Un secteur plein d’assurance
La réalité est très différente du côté des cabinets multidisciplinaires, selon une démarcation que fait Michel Kirouac, vice-président et directeur général au Groupe Cloutier. De ce côté, on trouve un gros contingent de représentants qui se spécialisent uniquement en produits d’assurance, tandis qu’un autre groupe s’occupe de fonds communs de placement, auxquels se greffent surtout les produits d’assurance individuelle.
«La plupart des conseillers développent une grande connaissance des produits d’assurance individuelle, et on peut dire qu’ils en font une spécialité, ou en deviennent des spécialistes», dit Michel Kirouac. Ils ne sont toutefois pas des experts.
«Il y a au moins 15 assureurs, chacun ayant de 10 à 15 produits différents ; c’est plus de 200 produits à maîtriser, poursuit-il. Pas facile pour quelqu’un qui consacre son temps à plusieurs choses. Alors, la plupart du temps, les conseillers recueillent tous les renseignements pertinents, analysent les besoins, suggèrent une gamme de produits susceptibles de répondre aux besoins et, par la suite, viennent consulter nos experts pour la « touche finale ».»

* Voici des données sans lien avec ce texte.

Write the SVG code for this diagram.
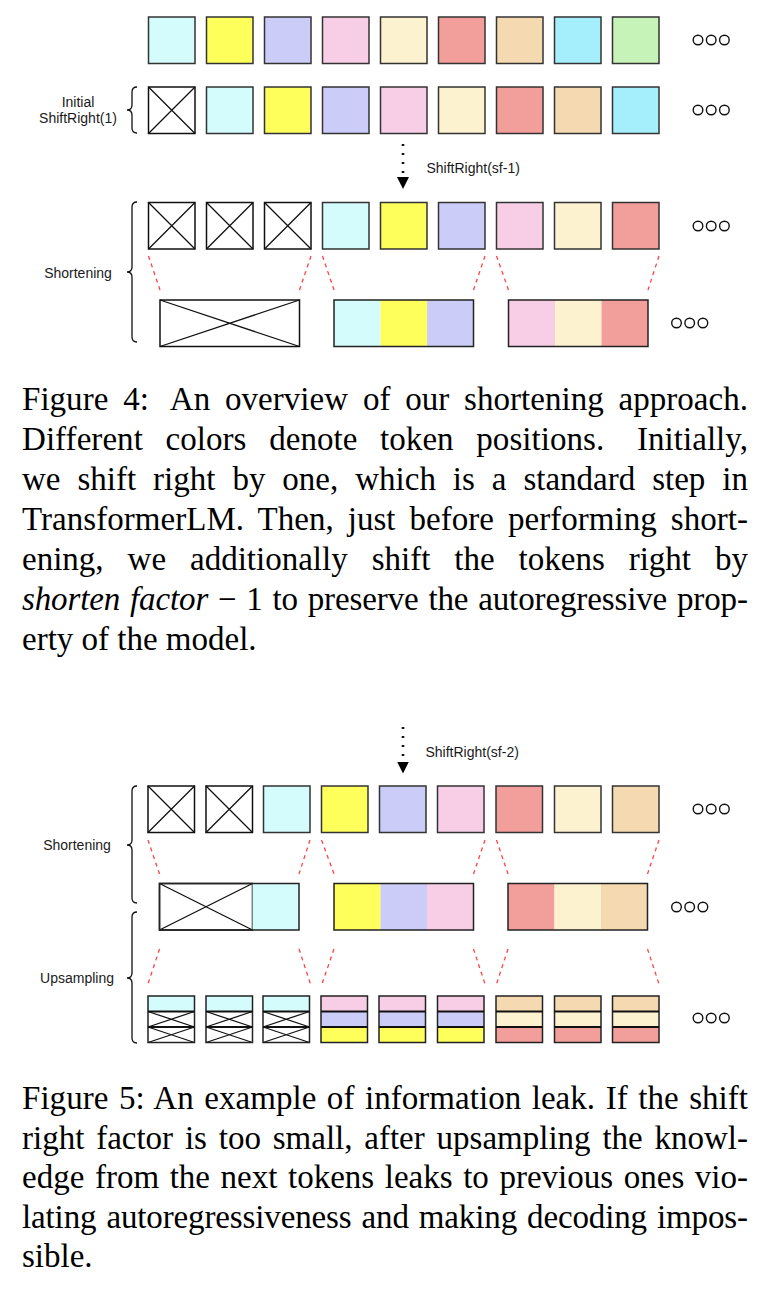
<svg xmlns="http://www.w3.org/2000/svg" xmlns:xlink="http://www.w3.org/1999/xlink" width="778" height="1292" viewBox="0 0 778 1292">
<style>
.lbl{font-family:"Liberation Sans",Arial,Helvetica,sans-serif;font-size:14px;fill:#1a1a1a}
.cap{font-family:"Liberation Serif","Times New Roman",serif;font-size:33px;fill:#000}
.b{stroke:#333;stroke-width:1.5}
.o{fill:none;stroke:#222;stroke-width:1.5}
.xb{fill:#fff;stroke:#111;stroke-width:1.5}
.x{stroke:#111;stroke-width:1.3;fill:none}
.red{stroke:#ff4444;stroke-width:1.3;stroke-dasharray:4 4;fill:none}
.brace{fill:none;stroke:#111;stroke-width:1.3}
.dv{stroke:#111;stroke-width:2}
.dots{fill:none;stroke:#111;stroke-width:2.6;stroke-dasharray:2 7}
.ooo circle{fill:none;stroke:#111;stroke-width:1.4}
.c1{fill:#d5fcfc}.c2{fill:#ffff5c}.c3{fill:#ccccf8}.c4{fill:#f8cde6}.c5{fill:#fdf2d0}.c6{fill:#f29e9b}.c7{fill:#f5d9b0}.c8{fill:#a5eefb}.c9{fill:#c6f3b8}
</style>
<defs>
<g id="xbox"><rect class="xb" x="0" y="0" width="46.5" height="46.5"/><path class="x" d="M0,0L46.5,46.5M46.5,0L0,46.5"/></g>
<g id="ooo" class="ooo"><circle cx="0" cy="0" r="4.8"/><circle cx="13.2" cy="0" r="4.8"/><circle cx="26.4" cy="0" r="4.8"/></g>
<marker id="ah" viewBox="0 0 12 12" refX="0" refY="6" markerWidth="12" markerHeight="12" markerUnits="userSpaceOnUse" orient="auto"><path d="M0,0L12,6L0,12Z" fill="#000"/></marker>
</defs>

<!-- ===== Figure 4 ===== -->
<g id="fig4-row1">
<rect class="b c1" x="148.5" y="17" width="46.5" height="46.5"/>
<rect class="b c2" x="206.5" y="17" width="46.5" height="46.5"/>
<rect class="b c3" x="264.5" y="17" width="46.5" height="46.5"/>
<rect class="b c4" x="322.5" y="17" width="46.5" height="46.5"/>
<rect class="b c5" x="380.5" y="17" width="46.5" height="46.5"/>
<rect class="b c6" x="438.5" y="17" width="46.5" height="46.5"/>
<rect class="b c7" x="496.5" y="17" width="46.5" height="46.5"/>
<rect class="b c8" x="554.5" y="17" width="46.5" height="46.5"/>
<rect class="b c9" x="612.5" y="17" width="46.5" height="46.5"/>
<use xlink:href="#ooo" x="698" y="40"/>
</g>

<g id="fig4-row2">
<use xlink:href="#xbox" x="148.5" y="87"/>
<rect class="b c1" x="206.5" y="87" width="46.5" height="46.5"/>
<rect class="b c2" x="264.5" y="87" width="46.5" height="46.5"/>
<rect class="b c3" x="322.5" y="87" width="46.5" height="46.5"/>
<rect class="b c4" x="380.5" y="87" width="46.5" height="46.5"/>
<rect class="b c5" x="438.5" y="87" width="46.5" height="46.5"/>
<rect class="b c6" x="496.5" y="87" width="46.5" height="46.5"/>
<rect class="b c7" x="554.5" y="87" width="46.5" height="46.5"/>
<rect class="b c8" x="612.5" y="87" width="46.5" height="46.5"/>
<use xlink:href="#ooo" x="698" y="110"/>
</g>

<g id="fig4-label-initial">
<path class="brace" d="M137,87Q132,87 132,92L132,105Q132,110 127,110Q132,110 132,115L132,128Q132,133 137,133"/>
<text class="lbl" x="78" y="107" text-anchor="middle">Initial</text>
<text class="lbl" x="78" y="123" text-anchor="middle">ShiftRight(1)</text>
</g>

<g id="fig4-row3">
<use xlink:href="#xbox" x="148.5" y="202.5"/>
<use xlink:href="#xbox" x="206.5" y="202.5"/>
<use xlink:href="#xbox" x="264.5" y="202.5"/>
<rect class="b c1" x="322.5" y="202.5" width="46.5" height="46.5"/>
<rect class="b c2" x="380.5" y="202.5" width="46.5" height="46.5"/>
<rect class="b c3" x="438.5" y="202.5" width="46.5" height="46.5"/>
<rect class="b c4" x="496.5" y="202.5" width="46.5" height="46.5"/>
<rect class="b c5" x="554.5" y="202.5" width="46.5" height="46.5"/>
<rect class="b c6" x="612.5" y="202.5" width="46.5" height="46.5"/>
<use xlink:href="#ooo" x="698" y="226"/>
</g>

<g id="fig4-row4">
<rect class="xb" x="160" y="300" width="139.5" height="46.5"/>
<path class="x" d="M160,300L299.5,346.5M299.5,300L160,346.5"/>
<rect class="c1" x="334" y="300" width="46.5" height="46.5"/>
<rect class="c2" x="380.5" y="300" width="46.5" height="46.5"/>
<rect class="c3" x="427" y="300" width="46.5" height="46.5"/>
<rect class="o" x="334" y="300" width="139.5" height="46.5"/>
<rect class="c4" x="508.5" y="300" width="46.5" height="46.5"/>
<rect class="c5" x="555" y="300" width="46.5" height="46.5"/>
<rect class="c6" x="601.5" y="300" width="46.5" height="46.5"/>
<rect class="o" x="508.5" y="300" width="139.5" height="46.5"/>
<use xlink:href="#ooo" x="676.5" y="323"/>
</g>

<g id="fig4-label-shortening">
<path class="brace" d="M137,202Q132,202 132,207L132,267Q132,272 127,272Q132,272 132,277L132,337Q132,342 137,342"/>
<text class="lbl" x="78" y="278" text-anchor="middle">Shortening</text>
</g>

<g id="fig4-shift-label">
<text class="lbl" x="426.5" y="173">ShiftRight(sf-1)</text>
</g>

<g id="fig4-connectors">
<line class="dots" x1="403" y1="144" x2="403" y2="177" marker-end="url(#ah)"/>
<line class="red" x1="148.5" y1="256" x2="160" y2="290"/>
<line class="red" x1="311" y1="256" x2="299.5" y2="290"/>
<line class="red" x1="322.5" y1="256" x2="334" y2="290"/>
<line class="red" x1="485" y1="256" x2="473.5" y2="290"/>
<line class="red" x1="496.5" y1="256" x2="508.5" y2="290"/>
<line class="red" x1="659" y1="256" x2="648" y2="290"/>
</g>

<g id="fig4-caption" class="cap">
<text x="22" y="410" textLength="726" lengthAdjust="spacing" style="word-spacing:6.5px">Figure 4: <tspan dx="8">An</tspan> overview of our shortening approach.</text>
<text x="22" y="450" textLength="726" lengthAdjust="spacing" style="word-spacing:14.3px">Different colors denote token positions. <tspan dx="10">Initially,</tspan></text>
<text x="22" y="490" textLength="726" lengthAdjust="spacing" style="word-spacing:8.7px">we shift right by one, which is a standard step in</text>
<text x="22" y="530" textLength="726" lengthAdjust="spacing" style="word-spacing:5.7px">TransformerLM. Then, just before performing short-</text>
<text x="22" y="570" textLength="726" lengthAdjust="spacing" style="word-spacing:15.7px">ening, we additionally shift the tokens right by</text>
<text x="22" y="610" textLength="726" lengthAdjust="spacing" style="word-spacing:1.7px"><tspan font-style="italic">shorten factor</tspan> − 1 to preserve the autoregressive prop-</text>
<text x="22" y="650">erty of the model.</text>
</g>

<!-- ===== Figure 5 ===== -->
<g id="fig5-shift-label">
<text class="lbl" x="425.5" y="757">ShiftRight(sf-2)</text>
</g>

<g id="fig5-rowA">
<use xlink:href="#xbox" x="148" y="786"/>
<use xlink:href="#xbox" x="206" y="786"/>
<rect class="b c1" x="263.5" y="786" width="46.5" height="46.5"/>
<rect class="b c2" x="321.5" y="786" width="46.5" height="46.5"/>
<rect class="b c3" x="379.5" y="786" width="46.5" height="46.5"/>
<rect class="b c4" x="437.5" y="786" width="46.5" height="46.5"/>
<rect class="b c6" x="496" y="786" width="46.5" height="46.5"/>
<rect class="b c5" x="554.5" y="786" width="46.5" height="46.5"/>
<rect class="b c7" x="612.5" y="786" width="46.5" height="46.5"/>
<use xlink:href="#ooo" x="698" y="809"/>
</g>

<g id="fig5-label-shortening">
<path class="brace" d="M137,786Q132,786 132,791L132,840Q132,845 127,845Q132,845 132,850L132,898Q132,903 137,903"/>
<text class="lbl" x="77" y="850" text-anchor="middle">Shortening</text>
</g>

<g id="fig5-rowB">
<rect class="xb" x="159.5" y="883.5" width="93" height="46.5"/>
<path class="x" d="M159.5,883.5L252.5,930M252.5,883.5L159.5,930"/>
<rect class="c1" x="252.5" y="883.5" width="46.5" height="46.5"/>
<rect class="o" x="159.5" y="883.5" width="139.5" height="46.5"/>
<rect class="c2" x="334" y="883.5" width="46.5" height="46.5"/>
<rect class="c3" x="380.5" y="883.5" width="46.5" height="46.5"/>
<rect class="c4" x="427" y="883.5" width="46.5" height="46.5"/>
<rect class="o" x="334" y="883.5" width="139.5" height="46.5"/>
<rect class="c6" x="508" y="883.5" width="46.5" height="46.5"/>
<rect class="c5" x="554.5" y="883.5" width="46.5" height="46.5"/>
<rect class="c7" x="601" y="883.5" width="46.5" height="46.5"/>
<rect class="o" x="508" y="883.5" width="139.5" height="46.5"/>
<use xlink:href="#ooo" x="676.5" y="907"/>
</g>

<g id="fig5-label-upsampling">
<path class="brace" d="M137,912Q132,912 132,917L132,973Q132,978 127,978Q132,978 132,983L132,1038Q132,1043 137,1043"/>
<text class="lbl" x="77" y="983" text-anchor="middle">Upsampling</text>
</g>

<g id="fig5-rowC">
<g id="up1">
<rect class="c1" x="148" y="996" width="46.5" height="15.5"/>
<path class="x" d="M148,1011.5L194.5,1027M194.5,1011.5L148,1027M148,1027L194.5,1042.5M194.5,1027L148,1042.5"/>
<rect class="o" x="148" y="996" width="46.5" height="46.5"/>
<path class="dv" d="M148,1011.5H194.5M148,1027H194.5"/>
</g>
<g id="up2">
<rect class="c1" x="206" y="996" width="46.5" height="15.5"/>
<path class="x" d="M206,1011.5L252.5,1027M252.5,1011.5L206,1027M206,1027L252.5,1042.5M252.5,1027L206,1042.5"/>
<rect class="o" x="206" y="996" width="46.5" height="46.5"/>
<path class="dv" d="M206,1011.5H252.5M206,1027H252.5"/>
</g>
<g id="up3">
<rect class="c1" x="263" y="996" width="46.5" height="15.5"/>
<path class="x" d="M263,1011.5L309.5,1027M309.5,1011.5L263,1027M263,1027L309.5,1042.5M309.5,1027L263,1042.5"/>
<rect class="o" x="263" y="996" width="46.5" height="46.5"/>
<path class="dv" d="M263,1011.5H309.5M263,1027H309.5"/>
</g>
<g id="up4">
<rect class="c4" x="321" y="996" width="46.5" height="15.5"/>
<rect class="c3" x="321" y="1011.5" width="46.5" height="15.5"/>
<rect class="c2" x="321" y="1027" width="46.5" height="15.5"/>
<rect class="o" x="321" y="996" width="46.5" height="46.5"/>
<path class="dv" d="M321,1011.5H367.5M321,1027H367.5"/>
</g>
<g id="up5">
<rect class="c4" x="379" y="996" width="46.5" height="15.5"/>
<rect class="c3" x="379" y="1011.5" width="46.5" height="15.5"/>
<rect class="c2" x="379" y="1027" width="46.5" height="15.5"/>
<rect class="o" x="379" y="996" width="46.5" height="46.5"/>
<path class="dv" d="M379,1011.5H425.5M379,1027H425.5"/>
</g>
<g id="up6">
<rect class="c4" x="437.5" y="996" width="46.5" height="15.5"/>
<rect class="c3" x="437.5" y="1011.5" width="46.5" height="15.5"/>
<rect class="c2" x="437.5" y="1027" width="46.5" height="15.5"/>
<rect class="o" x="437.5" y="996" width="46.5" height="46.5"/>
<path class="dv" d="M437.5,1011.5H484M437.5,1027H484"/>
</g>
<g id="up7">
<rect class="c7" x="496" y="996" width="46.5" height="15.5"/>
<rect class="c5" x="496" y="1011.5" width="46.5" height="15.5"/>
<rect class="c6" x="496" y="1027" width="46.5" height="15.5"/>
<rect class="o" x="496" y="996" width="46.5" height="46.5"/>
<path class="dv" d="M496,1011.5H542.5M496,1027H542.5"/>
</g>
<g id="up8">
<rect class="c7" x="554.5" y="996" width="46.5" height="15.5"/>
<rect class="c5" x="554.5" y="1011.5" width="46.5" height="15.5"/>
<rect class="c6" x="554.5" y="1027" width="46.5" height="15.5"/>
<rect class="o" x="554.5" y="996" width="46.5" height="46.5"/>
<path class="dv" d="M554.5,1011.5H601M554.5,1027H601"/>
</g>
<g id="up9">
<rect class="c7" x="612.5" y="996" width="46.5" height="15.5"/>
<rect class="c5" x="612.5" y="1011.5" width="46.5" height="15.5"/>
<rect class="c6" x="612.5" y="1027" width="46.5" height="15.5"/>
<rect class="o" x="612.5" y="996" width="46.5" height="46.5"/>
<path class="dv" d="M612.5,1011.5H659M612.5,1027H659"/>
</g>
<use xlink:href="#ooo" x="698" y="1018"/>
</g>

<g id="fig5-connectors">
<line class="dots" x1="403" y1="727" x2="403" y2="761.5" marker-end="url(#ah)"/>
<line class="red" x1="148" y1="840" x2="159.5" y2="874"/>
<line class="red" x1="310" y1="840" x2="299" y2="874"/>
<line class="red" x1="321.5" y1="840" x2="334" y2="874"/>
<line class="red" x1="485" y1="840" x2="473.5" y2="874"/>
<line class="red" x1="496.5" y1="840" x2="508" y2="874"/>
<line class="red" x1="659" y1="840" x2="647.5" y2="874"/>
<line class="red" x1="159.5" y1="949" x2="148" y2="984"/>
<line class="red" x1="299" y1="949" x2="310.5" y2="984"/>
<line class="red" x1="334" y1="949" x2="322" y2="984"/>
<line class="red" x1="473.5" y1="949" x2="485" y2="984"/>
<line class="red" x1="508" y1="949" x2="496.5" y2="984"/>
<line class="red" x1="647.5" y1="949" x2="659" y2="984"/>
</g>

<g id="fig5-caption" class="cap">
<text x="22" y="1109" textLength="726" lengthAdjust="spacing" style="word-spacing:2.2px">Figure 5: An example of information leak. If the shift</text>
<text x="22" y="1148.5" textLength="726" lengthAdjust="spacing" style="word-spacing:3.6px">right factor is too small, after upsampling the knowl-</text>
<text x="22" y="1188" textLength="726" lengthAdjust="spacing" style="word-spacing:2.3px">edge from the next tokens leaks to previous ones vio-</text>
<text x="22" y="1227.5" textLength="726" lengthAdjust="spacing" style="word-spacing:1.9px">lating autoregressiveness and making decoding impos-</text>
<text x="22" y="1267">sible.</text>
</g>
</svg>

Il reste qu’un client qui entrera chez un courtier de plein exercice ou dans un cabinet multidisciplinaire se sentira dans des mondes de plus en plus semblables. Car, chez les premiers, dont les principaux appartiennent aux institutions de dépôt, on met les bouchées doubles pour rejoindre l’offre des cabinets, et même la dépasser. «Notre équipe d’assurance ne cesse de croître, affirme Paul Lalonde. J’ai ajouté des spécialistes en assurance, mais aussi augmenté le soutien administratif aux courtiers pour veiller à une bonne vente et à un bon suivi après-vente. Nous avons une équipe dédiée au siège social, consacrée au soutien et au service à la clientèle.»